My Goals are Killing My Marriage!!

We all have different personality styles. Sometimes we’re born with a particular personality, sometimes life shapes it for us. I’m (Daniel) the youngest of four boys. Typically the youngest is thought to be spoiled, not driven but lazy…you get the picture. However, I’m not that way. I’m not sure if I was born that way or created that way because of my desire not to be thought of as a typical youngest. On the Enneagram personality test, I’m a three, which is an achiever. I am a goal setter. If I don’t have a goal to reach or a project to work on, I am not in a good place. Being a driven person is all fine…until you get married!

The year our oldest turned one, I decidedto sign up and do an Olympic distance triathlon. I trained hard, and completed the race. That was my goal…to finish. After the race, I looked to Bonnie and said, “Ya know, I’m halfway to a Half-Ironman?” This wasn’t as much of a statement, as it was a question. Bonnie looked at me and said,” Um, we need to talk.” Men, you know it’s never good when your wife says that! Personal goal setting was fine when we didn’t have children. But now that we had a child, my personal goals were stealing time and money from my family. Not to mention the safety issue of biking on a busy highway. This situation forced me to ask myself, “Is my type A personality hurting my relationship with my wife?”

After a lot of soul searching and talking with Bonnie, I realized that I needed to slow down my appetite for achievement. So I did. Slowing down was great for Bonnie and the kids. They had more of me and more of my attention. However, I began to realize that after a while, it was killing me. Not having a bulls-eye on the wall as stripping me of the person God made me to be. I am a much better person, father, and husband when I am achieving and moving forward. I had to go back to the drawing board and continue soul searching. “God, how can I balance who you made me to be with the person my family needs me to be?” After much prayer, and over a few years, God showed me how to balance this.

First, when I can utilize my goal setting and drive to move my family forward, it’s better for everyone. It can inspire my wife and children to set goals and achieve them. It’s good for them to see Daddy doing something hard and finishing it, so they are willing to do the same. However, I had to realize that everyone doesn’t move at the pace I like to run. Instead of encouraging my family forward, I was bulldozing them, which eventually creates resentment. I needed to slow down and encourage them forward, not drag them forward. I also had to open my eyes and inspire them to dream their dreams, then help them accomplish them.
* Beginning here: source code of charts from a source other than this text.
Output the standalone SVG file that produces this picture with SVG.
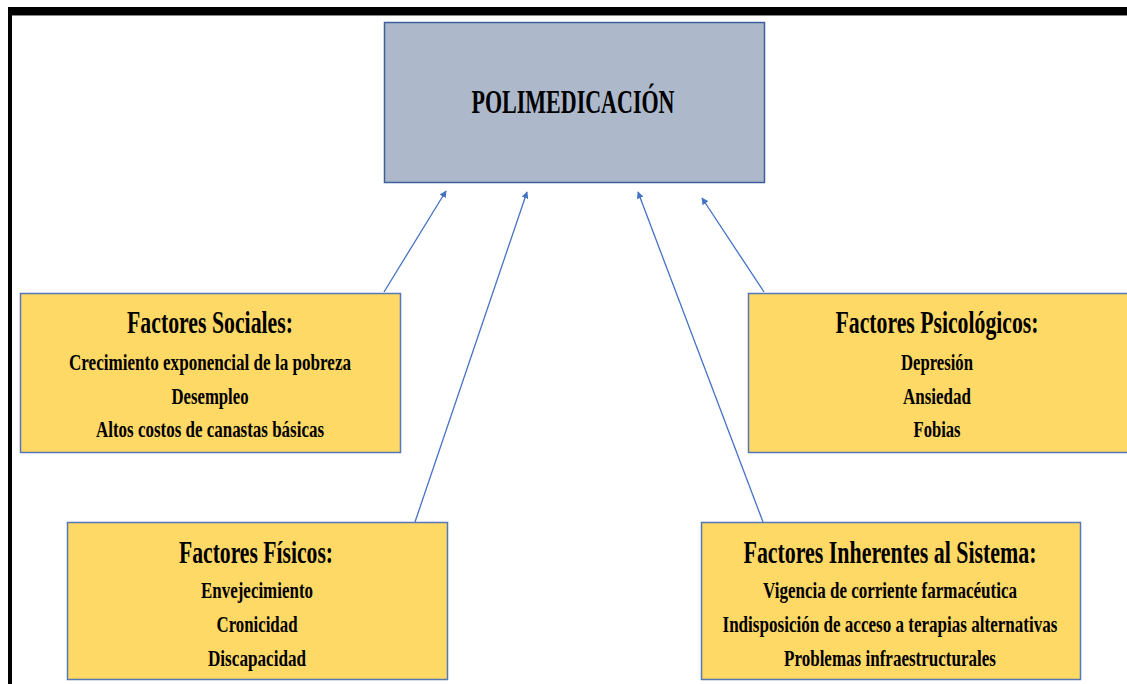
<svg xmlns="http://www.w3.org/2000/svg" width="1127" height="684" viewBox="0 0 1127 684">
<style>
.t{font-family:"Liberation Serif","Times New Roman",serif;font-weight:bold;fill:#000;text-anchor:middle}
.h{font-size:32px}
.s{font-size:23px}
.y{fill:#FFD966;stroke:#5577B5;stroke-width:1.5}
.c{stroke:#4472C4;stroke-width:1.3;fill:none;marker-end:url(#ah)}
</style>
<defs>
<marker id="ah" viewBox="0 0 10 10" refX="9" refY="5" markerWidth="7" markerHeight="7" markerUnits="userSpaceOnUse" orient="auto">
<path d="M0,0 L10,5 L0,10 z" fill="#4472C4"/>
</marker>
</defs>
<rect width="1127" height="684" fill="#fff"/>
<rect x="8" y="7" width="1119" height="8" fill="#000"/>
<rect x="8" y="15" width="1119" height="1" fill="#888"/>
<rect x="8" y="7" width="4" height="677" fill="#000"/>
<g id="connectors">
<line class="c" x1="384" y1="292" x2="446" y2="191"/>
<line class="c" x1="415" y1="522" x2="527" y2="192"/>
<line class="c" x1="763" y1="522" x2="638" y2="192"/>
<line class="c" x1="764" y1="292" x2="702" y2="198"/>
</g>
<g id="polimedicacion">
<rect x="384.5" y="22.5" width="380" height="160" fill="#ADB9CA" stroke="#3E5F9C" stroke-width="1.5"/>
<text class="t" x="573" y="113" font-size="34" textLength="203" lengthAdjust="spacingAndGlyphs">POLIMEDICACIÓN</text>
</g>
<g id="sociales">
<rect class="y" x="20.5" y="293.5" width="380" height="159"/>
<text class="t h" x="210" y="333" textLength="166" lengthAdjust="spacingAndGlyphs">Factores Sociales:</text>
<text class="t s" x="210" y="370" textLength="282" lengthAdjust="spacingAndGlyphs">Crecimiento exponencial de la pobreza</text>
<text class="t s" x="210" y="404" textLength="77" lengthAdjust="spacingAndGlyphs">Desempleo</text>
<text class="t s" x="210" y="437" textLength="228" lengthAdjust="spacingAndGlyphs">Altos costos de canastas básicas</text>
</g>
<g id="psicologicos">
<rect class="y" x="748.5" y="293.5" width="380" height="159"/>
<text class="t h" x="937" y="333" textLength="203" lengthAdjust="spacingAndGlyphs">Factores Psicológicos:</text>
<text class="t s" x="937" y="370" textLength="72" lengthAdjust="spacingAndGlyphs">Depresión</text>
<text class="t s" x="937" y="404" textLength="68" lengthAdjust="spacingAndGlyphs">Ansiedad</text>
<text class="t s" x="937" y="437" textLength="47" lengthAdjust="spacingAndGlyphs">Fobias</text>
</g>
<g id="fisicos">
<rect class="y" x="67.5" y="522.5" width="380" height="157"/>
<text class="t h" x="256" y="563" textLength="154" lengthAdjust="spacingAndGlyphs">Factores Físicos:</text>
<text class="t s" x="257" y="598" textLength="112" lengthAdjust="spacingAndGlyphs">Envejecimiento</text>
<text class="t s" x="257" y="632" textLength="81" lengthAdjust="spacingAndGlyphs">Cronicidad</text>
<text class="t s" x="257" y="666" textLength="98" lengthAdjust="spacingAndGlyphs">Discapacidad</text>
</g>
<g id="inherentes">
<rect class="y" x="701.5" y="522.5" width="379" height="157"/>
<text class="t h" x="890" y="563" textLength="293" lengthAdjust="spacingAndGlyphs">Factores Inherentes al Sistema:</text>
<text class="t s" x="890" y="598" textLength="254" lengthAdjust="spacingAndGlyphs">Vigencia de corriente farmacéutica</text>
<text class="t s" x="890" y="632" textLength="335" lengthAdjust="spacingAndGlyphs">Indisposición de acceso a terapias alternativas</text>
<text class="t s" x="890" y="666" textLength="212" lengthAdjust="spacingAndGlyphs">Problemas infraestructurales</text>
</g>
</svg>
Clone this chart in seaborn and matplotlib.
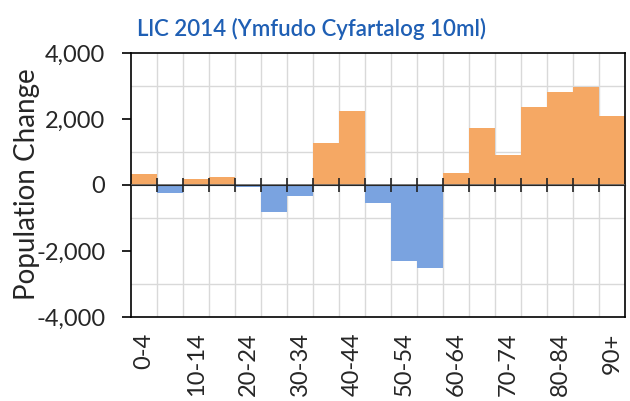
import numpy as np
import pandas as pd
import seaborn as sns
import matplotlib
matplotlib.use("Agg")
import matplotlib.pyplot as plt

ages = ["0-4", "5-9", "10-14", "15-19", "20-24", "25-29", "30-34", "35-39",
        "40-44", "45-49", "50-54", "55-59", "60-64", "65-69", "70-74",
        "75-79", "80-84", "85-89", "90+"]
change = [330, -230, 170, 230, -70, -810, -320, 1260, 2250, -555, -2300,
          -2525, 350, 1740, 910, 2350, 2830, 2980, 2090]

df = pd.DataFrame({"age": ages, "change": change})
df["sign"] = np.where(df["change"] >= 0, "pos", "neg")

sns.set_style("white")
plt.rcParams["font.family"] = ["Lato", "DejaVu Sans"]

fig = plt.figure(figsize=(6.3, 4.01), dpi=100)
ax = fig.add_axes([0.208, 0.2095, 0.784, 0.6585])

sns.barplot(data=df, x="age", y="change", hue="sign", order=ages,
            palette={"pos": "#F5A864", "neg": "#7AA3E0"}, dodge=False,
            width=1, saturation=1, legend=False, ax=ax, zorder=2,
            edgecolor="none", linewidth=0)

ax.set_xlim(-0.5, len(ages) - 0.5)
ax.set_ylim(-4000, 4000)

# grid: boundaries vertically, every 1000 horizontally
ax.set_xticks(np.arange(0.5, len(ages) - 0.5, 1), minor=True)
ax.set_yticks(np.arange(-4000, 4001, 1000), minor=True)
ax.grid(which="minor", color="#d9d9d9", lw=1, zorder=0)
ax.set_axisbelow(True)

ax.set_xticks(range(0, len(ages), 2))
ax.set_xticklabels(ages[::2], rotation=90, fontsize=17)
ax.set_yticks(np.arange(-4000, 4001, 2000))
ax.set_yticklabels([f"{v:,}" for v in range(-4000, 4001, 2000)], fontsize=17)
ax.tick_params(axis="x", which="both", length=0, pad=11)
ax.tick_params(axis="y", which="major", left=True, length=6.5, width=1.2,
               pad=12, color="black")
ax.tick_params(axis="y", which="minor", left=False, length=0)

for s in ax.spines.values():
    s.set_color("black")
    s.set_linewidth(1.2)

# zero axis line with ticks at category boundaries
ax.axhline(0, color="#666666", lw=1.2, zorder=3)
zero = ax.secondary_xaxis(0.5)
zero.set_xticks(np.arange(0.5, len(ages) - 0.5, 1))
zero.set_xticklabels([])
zero.tick_params(bottom=True, length=5, width=1.2, color="#222222",
                 direction="out")
zero.spines["bottom"].set_visible(False)
zero.set_zorder(4)

ax.set_xlabel("")
ax.set_ylabel("")
fig.text(0.043, 0.542, "Population Change", rotation=90, ha="center",
         va="center", fontsize=20)
fig.text(0.494, 0.928, "LlC 2014 (Ymfudo Cyfartalog 10ml)", ha="center",
         va="center", fontsize=16, fontweight="semibold", color="#1F5FB4")

fig.savefig("out.png", dpi=100)
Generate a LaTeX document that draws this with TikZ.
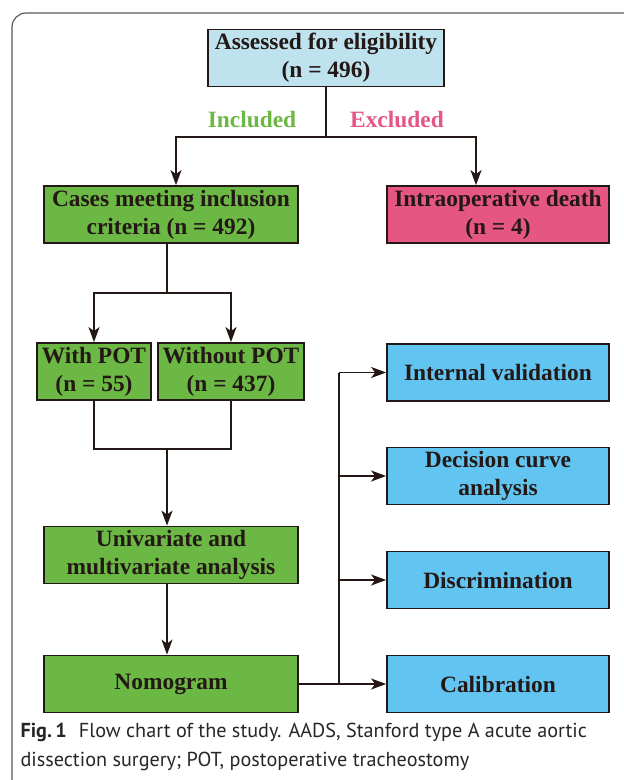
\documentclass[tikz,border=0pt]{standalone}
\usepackage{fontspec}
\setmainfont{Liberation Serif}
\newfontfamily\capfont{PT Sans}
\usetikzlibrary{arrows.meta}

\definecolor{boxblue}{RGB}{190,227,238}
\definecolor{boxgreen}{RGB}{108,184,68}
\definecolor{boxpink}{RGB}{230,86,132}
\definecolor{boxcyan}{RGB}{98,196,240}
\definecolor{linedark}{RGB}{35,24,21}

\tikzset{
    flowbox/.style={draw=linedark, line width=1.8pt, minimum height=57pt,
        inner sep=0pt, align=center, font=\fontsize{23.4}{28}\selectfont\bfseries,
        text=linedark},
    flowline/.style={draw=linedark, line width=1.8pt},
    flowarrow/.style={flowline, -{Stealth[length=15pt,width=11pt,inset=4pt]}},
}

\begin{document}
\begin{tikzpicture}[x=1pt,y=-1pt]
    \useasboundingbox (0,0) rectangle (624,780);
    \clip (0,0) rectangle (624,780);
    \draw[gray!70!black, line width=1.2pt, rounded corners=14pt] (12,13) rectangle (660,800);

    \node[flowbox, fill=boxblue, minimum width=236pt] (assess) at (326,58) {Assessed for eligibility\\(n = 496)};
    \node[flowbox, fill=boxgreen, minimum width=254pt] (cases) at (171,214.5) {Cases meeting inclusion\\criteria (n = 492)};
    \node[flowbox, fill=boxpink, minimum width=222pt] (death) at (498,214.5) {Intraoperative death\\(n = 4)};
    \node[flowbox, fill=boxgreen, minimum width=114pt] (with) at (94,371.5) {With POT\\(n = 55)};
    \node[flowbox, fill=boxgreen, minimum width=146pt] (without) at (231,371.5) {Without POT\\(n = 437)};
    \node[flowbox, fill=boxgreen, minimum width=254pt] (univ) at (171,555) {Univariate and\\multivariate analysis};
    \node[flowbox, fill=boxgreen, minimum width=254pt] (nomo) at (171,684) {Nomogram};

    \node[flowbox, fill=boxcyan, minimum width=222pt] (internal) at (498,372.5) {Internal validation};
    \node[flowbox, fill=boxcyan, minimum width=222pt] (decision) at (498,476) {Decision curve\\analysis};
    \node[flowbox, fill=boxcyan, minimum width=222pt] (discr) at (498,580) {Discrimination};
    \node[flowbox, fill=boxcyan, minimum width=222pt] (calib) at (498,684) {Calibration};

    \node[font=\fontsize{23.4}{28}\selectfont\bfseries, text=boxgreen] (incl) at (252,120) {Included};
    \node[font=\fontsize{23.4}{28}\selectfont\bfseries, text=boxpink] (excl) at (397,120) {Excluded};

    % split after assessment
    \coordinate (split) at (assess.south |- 0,137);
    \draw[flowline] (assess.south) -- (split);
    \draw[flowarrow] (split) -| (176,137) -- (cases.north -| 176,0);
    \draw[flowarrow] (split) -| (476,137) -- (death.north -| 476,0);

    % groups
    \coordinate (fork) at (167,293);
    \draw[flowline] (cases.south -| fork) -- (fork);
    \draw[flowarrow] (fork) -| (with.north);
    \draw[flowarrow] (fork) -| (without.north);

    \coordinate (join) at (167,449);
    \draw[flowline] (with.south) |- (join) -| (without.south);
    \draw[flowarrow] (join) -- (univ.north -| join);
    \draw[flowarrow] (univ.south -| join) -- (nomo.north -| join);

    % validation branches
    \coordinate (trunk) at (339,684);
    \draw[flowline] (nomo.east) -- (trunk) -- (trunk |- internal.west);
    \draw[flowarrow] (trunk |- internal.west) -- (internal.west);
    \draw[flowarrow] (trunk |- decision.west) -- (decision.west);
    \draw[flowarrow] (trunk |- discr.west) -- (discr.west);
    \draw[flowarrow] (trunk) -- (calib.west);

    \node[anchor=west, align=left, font=\capfont\fontsize{20.2}{29}\selectfont, text=black!85] (caption) at (17,747)
        {\textbf{Fig.\,1}\hspace{0.6em}Flow chart of the study. AADS, Stanford type A acute aortic\\dissection surgery; POT, postoperative tracheostomy};
\end{tikzpicture}
\end{document}
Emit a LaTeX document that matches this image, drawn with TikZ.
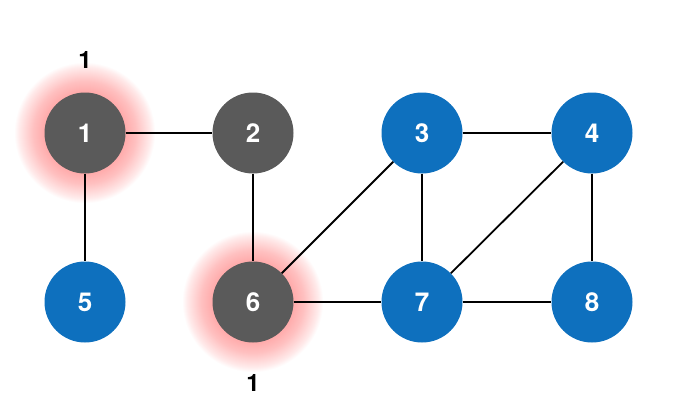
\documentclass[tikz,border=0pt]{standalone}
\usepackage{fontspec}
\setmainfont{TeX Gyre Heros}
\definecolor{nodeblue}{RGB}{14,112,190}
\definecolor{nodegray}{RGB}{90,90,90}
\definecolor{glowred}{RGB}{255,110,110}
\tikzset{
  vtx/.style={circle, minimum size=81pt, inner sep=0pt, text=white, font=\bfseries\fontsize{26}{26}\selectfont},
  bluev/.style={vtx, fill=nodeblue},
  grayv/.style={vtx, fill=nodegray},
  edge/.style={draw=black, line width=1.8pt},
  lbl/.style={font=\bfseries\fontsize{24}{24}\selectfont, text=black}
}
\begin{document}
\begin{tikzpicture}[x=1pt,y=-1pt]
\useasboundingbox (0,0) rectangle (673,418);
\fill[white] (0,0) rectangle (673,418);
% glows
\foreach \cx/\cy in {85/133, 253/302}{
  \foreach \r in {70,69,...,41}{
    \fill[glowred, opacity=0.025] (\cx,\cy) circle (\r);
  }
}
\node[grayv] (n1) at (85,133) {1};
\node[grayv] (n2) at (253,133) {2};
\node[bluev] (n3) at (422,133) {3};
\node[bluev] (n4) at (592,133) {4};
\node[bluev] (n5) at (85,302) {5};
\node[grayv] (n6) at (253,302) {6};
\node[bluev] (n7) at (422,302) {7};
\node[bluev] (n8) at (592,302) {8};
\draw[edge] (n1) -- (n2);
\draw[edge] (n1) -- (n5);
\draw[edge] (n2) -- (n6);
\draw[edge] (n3) -- (n4);
\draw[edge] (n3) -- (n7);
\draw[edge] (n3) -- (n6);
\draw[edge] (n4) -- (n7);
\draw[edge] (n4) -- (n8);
\draw[edge] (n6) -- (n7);
\draw[edge] (n7) -- (n8);
\node[lbl] (t1) at (85,60) {1};
\node[lbl] (t6) at (253,383) {1};
\end{tikzpicture}
\end{document}
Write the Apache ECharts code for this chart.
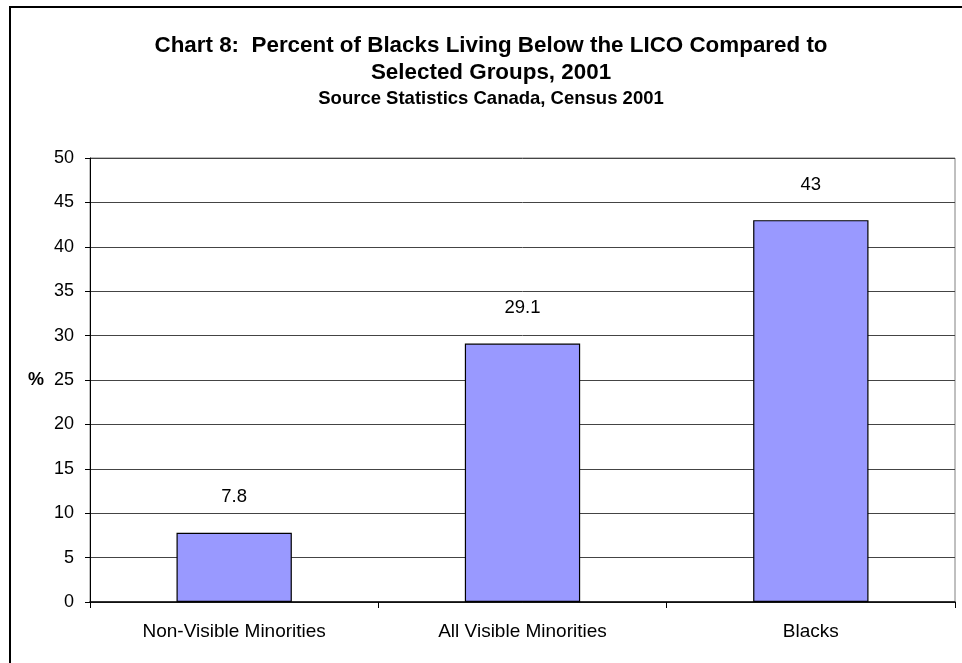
<!DOCTYPE html>
<html>
<head>
<meta charset="utf-8">
<script src="https://cdn.jsdelivr.net/npm/echarts@6/dist/echarts.min.js"></script>
<style>
html,body{margin:0;padding:0;background:#fff;}
#chart{width:962px;height:663px;}
</style>
</head>
<body>
<div id="chart"></div>
<script>
var categories = ['Non-Visible Minorities', 'All Visible Minorities', 'Blacks'];
var values = [7.8, 29.1, 43];
var yTicks = [0, 5, 10, 15, 20, 25, 30, 35, 40, 45, 50];
var titleLine1 = 'Chart 8:  Percent of Blacks Living Below the LICO Compared to';
var titleLine2 = 'Selected Groups, 2001';
var subTitle = 'Source Statistics Canada, Census 2001';
var yName = '%';

var chart = echarts.init(document.getElementById('chart'), null, {renderer: 'canvas'});
var font = 'Arial, "Liberation Sans", sans-serif';
chart.setOption({
  animation: false,
  backgroundColor: '#fff',
  graphic: [
    {type: 'rect', shape: {x: 10, y: 7, width: 1000, height: 700}, style: {fill: 'none', stroke: '#000', lineWidth: 2}, z: 0},
    {type: 'text', x: 491, y: 46, style: {text: titleLine1, font: 'bold 22.4px ' + font, fill: '#000', textAlign: 'center', textVerticalAlign: 'middle'}},
    {type: 'text', x: 491, y: 73, style: {text: titleLine2, font: 'bold 22.4px ' + font, fill: '#000', textAlign: 'center', textVerticalAlign: 'middle'}},
    {type: 'text', x: 491, y: 99, style: {text: subTitle, font: 'bold 18.5px ' + font, fill: '#000', textAlign: 'center', textVerticalAlign: 'middle'}}
  ],
  grid: {left: 90, right: 7, top: 158, bottom: 61, show: true, borderColor: '#808080', borderWidth: 1, backgroundColor: 'transparent'},
  xAxis: {
    type: 'category',
    data: categories,
    axisLine: {show: true, lineStyle: {color: '#000', width: 1.5}},
    axisTick: {show: true, length: 6, lineStyle: {color: '#000'}},
    axisLabel: {fontFamily: font, fontSize: 19, color: '#000', margin: 20}
  },
  yAxis: {
    type: 'value',
    min: yTicks[0],
    max: yTicks[yTicks.length - 1],
    interval: yTicks[1] - yTicks[0],
    name: yName,
    nameLocation: 'middle',
    nameRotate: 0,
    nameGap: 46,
    nameTextStyle: {fontFamily: font, fontSize: 18, fontWeight: 'bold', color: '#000'},
    axisLine: {show: true, lineStyle: {color: '#000', width: 1}},
    axisTick: {show: true, length: 5, lineStyle: {color: '#000'}},
    axisLabel: {fontFamily: font, fontSize: 18, color: '#000', margin: 16},
    splitLine: {show: true, lineStyle: {color: '#444', width: 1}}
  },
  series: [{
    type: 'bar',
    data: values,
    barWidth: '40%',
    itemStyle: {color: '#9999FF', borderColor: '#000', borderWidth: 1.2},
    label: {show: true, position: 'top', distance: 26, fontFamily: font, fontSize: 18.5, color: '#000'}
  }]
});
</script>
</body>
</html>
Next, I still wanted to achieve and set personal goals, but I had to do it in such a way that was healthy. If a personal goal drains my family’s bank account… it’s not healthy. If it steals precious time away from my children and my wife… it’s not healthy. I had to find ways to take some time for myself that didn’t leave my family wondering, “where’s daddy?” One example of how I accomplished this was when I went back to school for my Master’s degree. I included Bonnie in the process, and we prayed about it together. It made it an “us” goal, instead of a “me” goal. Bonnie felt that she’d rather me take a lighter load each semester, instead of loading up on classes to finish quickly. That way, I still have time for them. Also, I got up at 5:00 am every morning, and did my school work then. That way, I could be with my family after work until bedtime. Just these simple things helped keep balance in my life.
If you are a type “A” personality, God created you that way for a reason. However, we have to realize that unless we bring our drive and goal setting into a balance, it can destroy our marriage. My new goal is for Bonnie to love my goals because it makes me a better husband, not resent them.